Dem Appell Serrys war der tragische Tod von vier palästinensischen Jungen am Dienstag vorausgegangen, die am Strand von Gaza Fußball spielten, als die Bombardierungen begannen. Die vier Cousins waren von dem Beschuss offenbar regelrecht verfolgt worden. Mehrere Korrespondenten hatten das bittere Schauspiel von einem nahegelegenen Hotel aus beobachtet. Die Armee untersucht den Tod der Jungen. Israels Regierung äußerte Bedauern über den „tragischen“ Vorfall.
Pünktliche Angriffe
Von wenigen Mörsergranaten am Kontrollpunkt Erez abgesehen, hielten sich die Islamisten an die fünfstündige Feuerpause. Wahrscheinlich ist, dass nicht die Hamas die Granaten abgefeuert hatte, sondern eine andere Widerstandsgruppe. Zwei Minuten vor Ablauf der festgelegten Zeit heulten die Alarmsirenen in den israelischen Städten Ashkelon und Ashdod erneut auf.
Kurz darauf nahm auch Israels Luftwaffe, die sich zuvor strikt an die Feuerpause hielt, die Bombardierungen vor allem auf drei Ortschaften im nördlichen Gazastreifen mit Macht wieder auf. Nur gut 20.000 der über 100.000 palästinensischen Bewohner der fraglichen Region waren der Aufforderung der Armee nachgekommen, ihre Häuser zu verlassen.
Israelische Analysten rechnen mit einer weiteren Eskalation, bevor der Gazastreifen wieder zur Ruhe kommt. Bei den letzten beiden kriegsähnlichen Kampfrunden vor zweieinhalb und gut fünf Jahren intensivierten die Islamisten kurz vor Ende noch einmal deutlich die Angriffe auf Israel. Ohne Angabe von Gründen sperrten die israelischen Sicherheitsdienste am Donnerstagnachmittag mehrere Hauptstraßen im Süden Israels.
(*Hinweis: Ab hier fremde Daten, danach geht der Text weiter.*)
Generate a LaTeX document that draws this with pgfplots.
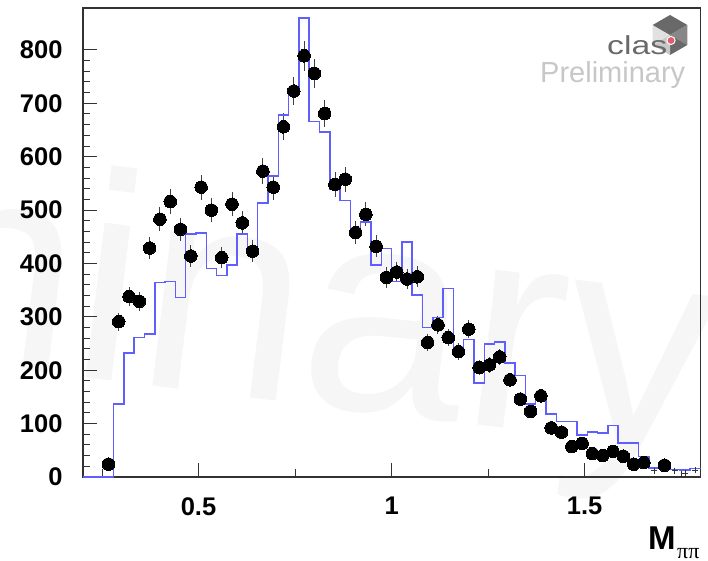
\documentclass[border=0pt]{standalone}
\usepackage{fontspec}
\setmainfont{Liberation Sans}
\newfontfamily\seriffont{Liberation Serif}
\usepackage{pgfplots}
\pgfplotsset{compat=1.18}
\usepackage{pgfplotstable}

\definecolor{histblue}{RGB}{95,95,255}
\definecolor{framegray}{RGB}{50,50,50}
\definecolor{logodark}{RGB}{105,105,105}
\definecolor{logomid}{RGB}{135,135,135}
\definecolor{logolight}{RGB}{200,200,200}
\definecolor{logopale}{RGB}{225,225,225}
\definecolor{logored}{RGB}{225,90,110}

\pgfplotstableread{
x y e
0.2667 24 4.9
0.2933 291 17.1
0.3200 338 18.4
0.3467 329 18.1
0.3733 429 20.7
0.4000 483 22.0
0.4267 516 22.7
0.4533 464 21.5
0.4800 414 20.3
0.5067 543 23.3
0.5333 500 22.4
0.5600 411 20.3
0.5867 511 22.6
0.6133 476 21.8
0.6400 423 20.6
0.6667 573 23.9
0.6933 543 23.3
0.7200 656 25.6
0.7467 723 26.9
0.7733 789 28.1
0.8000 756 27.5
0.8267 681 26.1
0.8533 548 23.4
0.8800 558 23.6
0.9067 458 21.4
0.9333 492 22.2
0.9600 432 20.8
0.9867 374 19.3
1.0133 384 19.6
1.0400 371 19.3
1.0667 375 19.4
1.0933 252 15.9
1.1200 285 16.9
1.1467 261 16.2
1.1733 235 15.3
1.2000 277 16.6
1.2267 205 14.3
1.2533 210 14.5
1.2800 225 15.0
1.3067 182 13.5
1.3333 146 12.1
1.3600 123 11.1
1.3867 152 12.3
1.4133 92 9.6
1.4400 84 9.2
1.4667 57 7.5
1.4933 63 7.9
1.5200 44 6.6
1.5467 40 6.3
1.5733 48 6.9
1.6000 39 6.2
1.6267 24 4.9
1.6533 27 5.2
1.7067 22 4.7
}\datatab

\pgfplotstableread{
x y e
1.6800 12 3.5
1.7333 12 3.5
1.7600 7 2.6
1.7867 13 3.6
}\smalltab

\pgfplotstableread{
x y
0.2 0
0.2267 0
0.2533 0
0.28 137
0.3067 232
0.3333 261
0.36 268
0.3867 364
0.4133 366
0.44 336
0.4667 455
0.4933 457
0.52 391
0.5467 377
0.5733 397
0.6 455
0.6267 425
0.6533 513
0.68 564
0.7067 678
0.7333 723
0.76 860
0.7867 666
0.8133 646
0.84 539
0.8667 518
0.8933 465
0.92 478
0.9467 397
0.9733 428
1.0 366
1.0267 440
1.0533 341
1.08 280
1.1067 299
1.1333 353
1.16 232
1.1867 258
1.2133 176
1.24 249
1.2667 253
1.2933 214
1.32 190
1.3467 137
1.3733 146
1.4 118
1.4267 104
1.4533 104
1.48 79
1.5067 84
1.5333 82
1.56 96
1.5867 64
1.6133 64
1.64 38
1.6667 17
1.6933 17
1.72 14
1.7467 13
1.7733 16
1.8 16
}\histtab

\begin{document}
\begin{tikzpicture}[x=1pt,y=1pt]
\useasboundingbox (0,0) rectangle (708,561);
% faint background watermark
\node[anchor=base east, rotate=-7, text=black!3.5, inner sep=0pt,
      font=\fontsize{295}{295}\selectfont] at (702,108) {Preliminary};

\begin{axis}[
  at={(82.7pt,84pt)}, anchor=south west,
  scale only axis, width=617.8pt, height=468.7pt,
  xmin=0.2, xmax=1.8, ymin=0, ymax=878,
  xtick={0.5,1,1.5},
  minor xtick={0.25,0.75,1.25,1.75},
  ytick={0,100,...,800},
  minor y tick num=4,
  xtick pos=bottom, ytick pos=left,
  tick align=inside,
  major tick length=14pt, minor tick length=7.5pt,
  axis line style={line width=1.6pt, framegray},
  every tick/.style={line width=1pt, framegray},
  /pgf/number format/assume math mode=true,
  every tick label/.append style={font=\fontsize{25.5}{25.5}\selectfont\bfseries, inner sep=0pt},
  yticklabel style={xshift=-20pt},
  xticklabel style={yshift=-20pt},
  clip=false,
]
\addplot[only marks, mark=*, mark size=6.3pt,
  mark options={fill=black, draw=black, line width=0pt},
  error bars/.cd, y dir=both, y explicit,
  error bar style={line width=0.9pt, black!75}, error mark=none]
  table[x=x, y=y, y error=e]{\datatab};
\addplot[only marks, mark=+, mark size=3pt,
  mark options={line width=0.8pt, black!80},
  error bars/.cd, y dir=both, y explicit,
  error bar style={line width=0.8pt, black!80}, error mark=none]
  table[x=x, y=y, y error=e]{\smalltab};
\addplot[const plot, draw=histblue, line width=1.5pt, line join=miter, mark=none] table[x=x, y=y]{\histtab};
\end{axis}

% CLAS logo
\begin{scope}[shift={(670,526)}]
  \fill[logodark]  (0,0) -- (90:20) -- (30:20) -- cycle;
  \fill[logomid]   (0,0) -- (30:20) -- (-30:20) -- cycle;
  \fill[logodark]  (0,0) -- (-30:20) -- (-90:20) -- cycle;
  \fill[logolight] (0,0) -- (-90:20) -- (-150:20) -- cycle;
  \fill[logopale]  (0,0) -- (-150:20) -- (150:20) -- cycle;
  \fill[logodark]  (0,0) -- (150:20) -- (90:20) -- cycle;
\end{scope}
\node[anchor=base west, inner sep=0pt, text=logodark,
      font=\fontsize{26}{26}\selectfont] at (607,506) {\scalebox{1.3}[1]{clas}};
\fill[white] (671,520.5) circle (4.6);
\fill[logored] (671,520.5) circle (3.4);
\node[anchor=base west, inner sep=0pt, text=black!22,
      font=\fontsize{29}{29}\selectfont] at (540,478.3) {Preliminary};

% axis title
\node[anchor=base west, inner sep=0pt, font=\fontsize{33}{33}\selectfont\bfseries] at (648,11) {M};
\node[anchor=base west, inner sep=0pt, font=\fontsize{22}{22}\selectfont\seriffont] at (677,2) {ππ};
\end{tikzpicture}
\end{document}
Die Jerusalem Post schrieb über einen „nicht erklärten Sicherheitszwischenfall“. Die Armee verhängte eine Nachrichtensperre.
Denkbar ist, dass der Sicherheitsapparat einer von den Islamisten selbst gelegten falschen Spur nachging. Teil der aktuellen psychologischen Kriegsführung ist die Panikmache per SMS. „Selbstmordattentäter auf dem Weg nach Tel Aviv“, hieß es in einer dieser Falschmeldungen. In einer anderen SMS forderte der bewaffnete Arm der Hamas, Assedin al-Kassam in fehlerfreiem Englisch die „Bürger Israels“ auf, Druck auf die eigene Regierung zu machen, damit sie „unsere Bedingungen für einen Waffenstillstand akzeptiert“.